I m using 89C51. I have made all those functions that are called from non-ISR as well as ISR as reentrant and defined reentrant stack in XDATA. Here, i want to know that for each call to reentrant function, process will do the PUSH and POP operation to store local variables and function's arguments on simulated reentrant stack or only in those cases when interrupt occurs during the execution of reentrnat function ?

  • Every call. The generated code for a reentrant function will do its business on the software stack, regardless of how it is invoked.

    (If the function only needed the stack during an interrupt, then non-interrupt invocations would be using some other memory, the stack invocations would have the stack all to themselves, and thus you wouldn't actually need the stack at all, but could statically allocate memory at compile time -- unless the function was recusive as well, which seems unwise for a function in an interrupt handler.

    The reason to have a stack is to manage memory allocation for parameters, locals, etc, at run time. It costs more time, code, and data space to do this work dynamically, so you'd prefer to do so at compile time if possible. However, a compiler doesn't always have good information about the call tree at compile time. Limitations to the knowledge of the compile-time analysis include calls from multiple contexts (interrupt handlers or preemptive tasks) as well as many uses of function pointers. These cases are the ones that perhaps call for the use of reentrant.)

  • Hi Drew..
    Thanks for the reply. I need one more suggestion from ur side. I was facing a problem regarding recursion. For some functions that must be recursive for my code. While i m builing the code, linker gives error for recursive call. So to avoid this, i made all those functions reentrant, even though those functions are not called from any ISR at all. So by declaring them as reentrant, i am able to avoid the linker warnings. But my concern is that during each call to these function, processor will perform PUSH & POP operation which will slow down the performance. So can you suggest the way to achieve this.
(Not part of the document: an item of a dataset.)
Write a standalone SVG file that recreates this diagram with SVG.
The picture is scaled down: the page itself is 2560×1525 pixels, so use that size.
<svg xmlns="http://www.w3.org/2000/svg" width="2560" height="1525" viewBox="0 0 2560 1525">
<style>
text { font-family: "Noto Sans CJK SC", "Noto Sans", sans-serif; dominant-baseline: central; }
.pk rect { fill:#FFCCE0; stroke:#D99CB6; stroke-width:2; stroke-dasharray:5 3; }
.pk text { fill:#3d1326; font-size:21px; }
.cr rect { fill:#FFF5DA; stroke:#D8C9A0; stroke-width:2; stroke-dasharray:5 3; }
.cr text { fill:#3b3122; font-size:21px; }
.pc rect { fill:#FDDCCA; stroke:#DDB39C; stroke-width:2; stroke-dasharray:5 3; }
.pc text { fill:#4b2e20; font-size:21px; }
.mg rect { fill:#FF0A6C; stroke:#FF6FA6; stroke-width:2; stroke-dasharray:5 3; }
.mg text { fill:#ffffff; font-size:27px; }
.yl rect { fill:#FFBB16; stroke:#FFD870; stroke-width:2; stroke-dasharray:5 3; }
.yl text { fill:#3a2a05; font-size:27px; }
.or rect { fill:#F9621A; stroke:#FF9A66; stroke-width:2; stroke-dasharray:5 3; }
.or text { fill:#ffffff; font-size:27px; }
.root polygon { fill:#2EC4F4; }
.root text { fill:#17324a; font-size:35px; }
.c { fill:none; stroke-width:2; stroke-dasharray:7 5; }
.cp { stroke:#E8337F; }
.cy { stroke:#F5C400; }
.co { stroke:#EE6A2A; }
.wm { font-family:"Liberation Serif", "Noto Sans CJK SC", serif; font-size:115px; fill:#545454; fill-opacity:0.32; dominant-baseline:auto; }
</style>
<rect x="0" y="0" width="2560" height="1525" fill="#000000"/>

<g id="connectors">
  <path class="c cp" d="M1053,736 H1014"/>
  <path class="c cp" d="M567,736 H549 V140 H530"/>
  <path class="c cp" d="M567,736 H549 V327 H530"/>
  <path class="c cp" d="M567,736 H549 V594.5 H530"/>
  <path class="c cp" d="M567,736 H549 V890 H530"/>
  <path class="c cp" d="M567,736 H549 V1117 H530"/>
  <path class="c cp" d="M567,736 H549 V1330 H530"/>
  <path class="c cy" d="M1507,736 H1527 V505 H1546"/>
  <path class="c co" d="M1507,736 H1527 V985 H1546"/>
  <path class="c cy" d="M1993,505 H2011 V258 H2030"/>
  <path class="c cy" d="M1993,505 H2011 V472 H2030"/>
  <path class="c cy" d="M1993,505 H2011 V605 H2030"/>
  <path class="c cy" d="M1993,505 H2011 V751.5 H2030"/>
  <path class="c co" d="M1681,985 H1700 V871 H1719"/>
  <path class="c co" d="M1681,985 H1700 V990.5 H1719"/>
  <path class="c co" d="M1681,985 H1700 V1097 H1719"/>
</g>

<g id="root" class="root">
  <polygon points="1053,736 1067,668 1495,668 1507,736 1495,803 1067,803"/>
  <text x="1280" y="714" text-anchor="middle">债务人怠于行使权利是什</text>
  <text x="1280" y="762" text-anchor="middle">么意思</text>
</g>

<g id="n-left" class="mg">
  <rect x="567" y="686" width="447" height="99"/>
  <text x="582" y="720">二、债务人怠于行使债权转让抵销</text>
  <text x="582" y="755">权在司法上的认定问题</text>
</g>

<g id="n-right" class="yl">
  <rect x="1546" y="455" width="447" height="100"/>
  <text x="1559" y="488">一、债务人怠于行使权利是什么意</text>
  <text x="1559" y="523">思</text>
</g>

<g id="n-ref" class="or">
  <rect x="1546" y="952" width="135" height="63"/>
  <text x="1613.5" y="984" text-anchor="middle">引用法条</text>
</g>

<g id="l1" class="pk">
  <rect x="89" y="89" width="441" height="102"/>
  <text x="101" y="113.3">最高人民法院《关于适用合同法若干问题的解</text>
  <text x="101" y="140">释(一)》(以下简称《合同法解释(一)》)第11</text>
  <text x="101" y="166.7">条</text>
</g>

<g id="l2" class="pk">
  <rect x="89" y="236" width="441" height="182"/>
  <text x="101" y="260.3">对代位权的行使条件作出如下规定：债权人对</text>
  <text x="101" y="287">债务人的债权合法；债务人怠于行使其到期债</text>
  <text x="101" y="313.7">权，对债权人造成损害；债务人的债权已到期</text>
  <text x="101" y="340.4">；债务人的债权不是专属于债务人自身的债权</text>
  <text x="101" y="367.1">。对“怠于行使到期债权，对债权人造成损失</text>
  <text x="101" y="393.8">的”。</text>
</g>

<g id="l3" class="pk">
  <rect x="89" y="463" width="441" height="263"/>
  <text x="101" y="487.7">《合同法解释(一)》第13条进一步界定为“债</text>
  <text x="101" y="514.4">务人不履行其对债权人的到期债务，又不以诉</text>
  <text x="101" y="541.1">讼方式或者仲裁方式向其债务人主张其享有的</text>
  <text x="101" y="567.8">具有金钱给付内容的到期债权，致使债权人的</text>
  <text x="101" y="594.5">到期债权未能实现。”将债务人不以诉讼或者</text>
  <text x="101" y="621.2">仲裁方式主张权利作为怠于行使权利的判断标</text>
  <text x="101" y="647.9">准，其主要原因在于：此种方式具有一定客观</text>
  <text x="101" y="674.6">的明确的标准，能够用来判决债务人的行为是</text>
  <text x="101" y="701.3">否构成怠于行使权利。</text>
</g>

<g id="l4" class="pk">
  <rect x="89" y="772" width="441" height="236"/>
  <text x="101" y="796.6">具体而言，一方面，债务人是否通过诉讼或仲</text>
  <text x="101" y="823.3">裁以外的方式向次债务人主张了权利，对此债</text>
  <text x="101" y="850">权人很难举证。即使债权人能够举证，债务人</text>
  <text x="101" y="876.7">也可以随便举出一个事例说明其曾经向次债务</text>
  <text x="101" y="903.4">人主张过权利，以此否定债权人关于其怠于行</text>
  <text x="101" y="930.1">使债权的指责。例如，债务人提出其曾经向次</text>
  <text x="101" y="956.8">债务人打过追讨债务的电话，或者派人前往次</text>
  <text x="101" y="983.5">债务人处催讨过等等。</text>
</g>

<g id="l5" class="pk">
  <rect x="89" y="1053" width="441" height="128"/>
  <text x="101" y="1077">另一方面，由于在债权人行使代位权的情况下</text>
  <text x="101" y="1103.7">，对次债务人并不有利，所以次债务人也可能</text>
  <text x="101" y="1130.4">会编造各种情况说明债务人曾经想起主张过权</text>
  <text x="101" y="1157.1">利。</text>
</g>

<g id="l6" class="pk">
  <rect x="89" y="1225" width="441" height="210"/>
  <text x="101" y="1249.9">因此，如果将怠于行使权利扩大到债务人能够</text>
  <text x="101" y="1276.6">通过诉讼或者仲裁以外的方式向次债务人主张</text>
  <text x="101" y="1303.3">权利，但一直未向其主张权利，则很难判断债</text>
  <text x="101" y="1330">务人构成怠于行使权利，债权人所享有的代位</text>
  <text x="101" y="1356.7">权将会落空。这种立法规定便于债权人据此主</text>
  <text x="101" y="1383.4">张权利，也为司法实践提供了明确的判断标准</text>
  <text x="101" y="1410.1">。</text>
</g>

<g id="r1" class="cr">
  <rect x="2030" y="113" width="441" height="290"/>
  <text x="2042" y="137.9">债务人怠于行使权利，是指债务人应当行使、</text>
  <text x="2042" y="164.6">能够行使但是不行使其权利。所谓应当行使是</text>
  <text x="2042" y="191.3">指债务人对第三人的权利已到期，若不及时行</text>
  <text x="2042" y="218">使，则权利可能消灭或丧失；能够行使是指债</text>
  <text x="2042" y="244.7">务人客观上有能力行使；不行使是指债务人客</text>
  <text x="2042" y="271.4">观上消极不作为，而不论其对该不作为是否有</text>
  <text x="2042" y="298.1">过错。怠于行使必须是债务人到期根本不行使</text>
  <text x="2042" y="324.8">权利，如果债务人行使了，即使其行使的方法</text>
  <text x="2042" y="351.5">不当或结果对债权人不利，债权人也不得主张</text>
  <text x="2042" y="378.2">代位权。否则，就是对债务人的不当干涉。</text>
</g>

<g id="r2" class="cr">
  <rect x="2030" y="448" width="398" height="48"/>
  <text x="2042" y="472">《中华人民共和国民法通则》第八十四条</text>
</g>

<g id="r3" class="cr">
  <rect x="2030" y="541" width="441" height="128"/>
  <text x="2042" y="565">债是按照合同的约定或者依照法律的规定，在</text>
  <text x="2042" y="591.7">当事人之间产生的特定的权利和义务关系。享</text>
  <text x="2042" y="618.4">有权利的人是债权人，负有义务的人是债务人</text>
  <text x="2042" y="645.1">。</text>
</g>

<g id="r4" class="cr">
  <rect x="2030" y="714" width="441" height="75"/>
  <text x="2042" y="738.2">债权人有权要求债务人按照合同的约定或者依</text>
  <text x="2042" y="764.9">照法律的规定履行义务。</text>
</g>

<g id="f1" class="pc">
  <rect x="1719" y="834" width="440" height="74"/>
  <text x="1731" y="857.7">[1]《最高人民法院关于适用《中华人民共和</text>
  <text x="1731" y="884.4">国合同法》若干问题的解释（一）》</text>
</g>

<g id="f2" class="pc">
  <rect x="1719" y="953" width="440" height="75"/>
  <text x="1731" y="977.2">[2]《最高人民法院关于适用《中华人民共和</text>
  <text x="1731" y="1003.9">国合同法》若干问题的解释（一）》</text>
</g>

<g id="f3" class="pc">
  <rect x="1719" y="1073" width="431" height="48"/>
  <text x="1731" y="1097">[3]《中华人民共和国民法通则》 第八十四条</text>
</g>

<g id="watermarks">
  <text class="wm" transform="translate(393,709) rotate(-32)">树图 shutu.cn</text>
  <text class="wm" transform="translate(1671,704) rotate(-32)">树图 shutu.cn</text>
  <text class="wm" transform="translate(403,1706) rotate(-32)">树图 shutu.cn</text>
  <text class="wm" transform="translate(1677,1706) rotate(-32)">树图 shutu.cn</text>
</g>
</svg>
Instead of making those functions reentrant, if i use linker overlay option and seperate out those functions from default overlay analysis then also linker will not generate recursive call warnings. e.g. func1 ! *, func2 ! *,...

    Will it be good to use overlay option instead of making all functions reentrant ??

    waiting for ur critical input...

    Bye

    Thanks.

  • I was facing a problem regarding recursion. For some functions that must be recursive for my code. While i m builing the code, linker gives error for recursive call. So to avoid this, i made all those functions reentrant, even though those functions are not called from any ISR at all.
    HOW can a function be recursive without being reentrant??????

    But my concern is that during each call to these function, processor will perform PUSH & POP operation which will slow down the performance.
    You can not have your cake and eat it too. Either you design your program before you code it or you just code away happily and end up in the mess you are in.

    So can you suggest the way to achieve this. Instead of making those functions reentrant
    Sure 1) NO recursive functions 2) NO reentrant functions

    Will it be good to use overlay option instead of making all functions reentrant ??
    The overlay that get active at optimization 2 and up can NOT be used (for physical reasons - not the compilers fault) for functions that are reentrant or recursive.

    If you had not been concerned with speed, there MAY have been ways to save your code, but sicnce you are only one way exist: Throw away you code, design the project to be non-reentrant and non-recursive and start over. Sorry, but I see no other way.

    Erik

  • Hi erik,
    Thanks for the suggestion. This will help me a lot.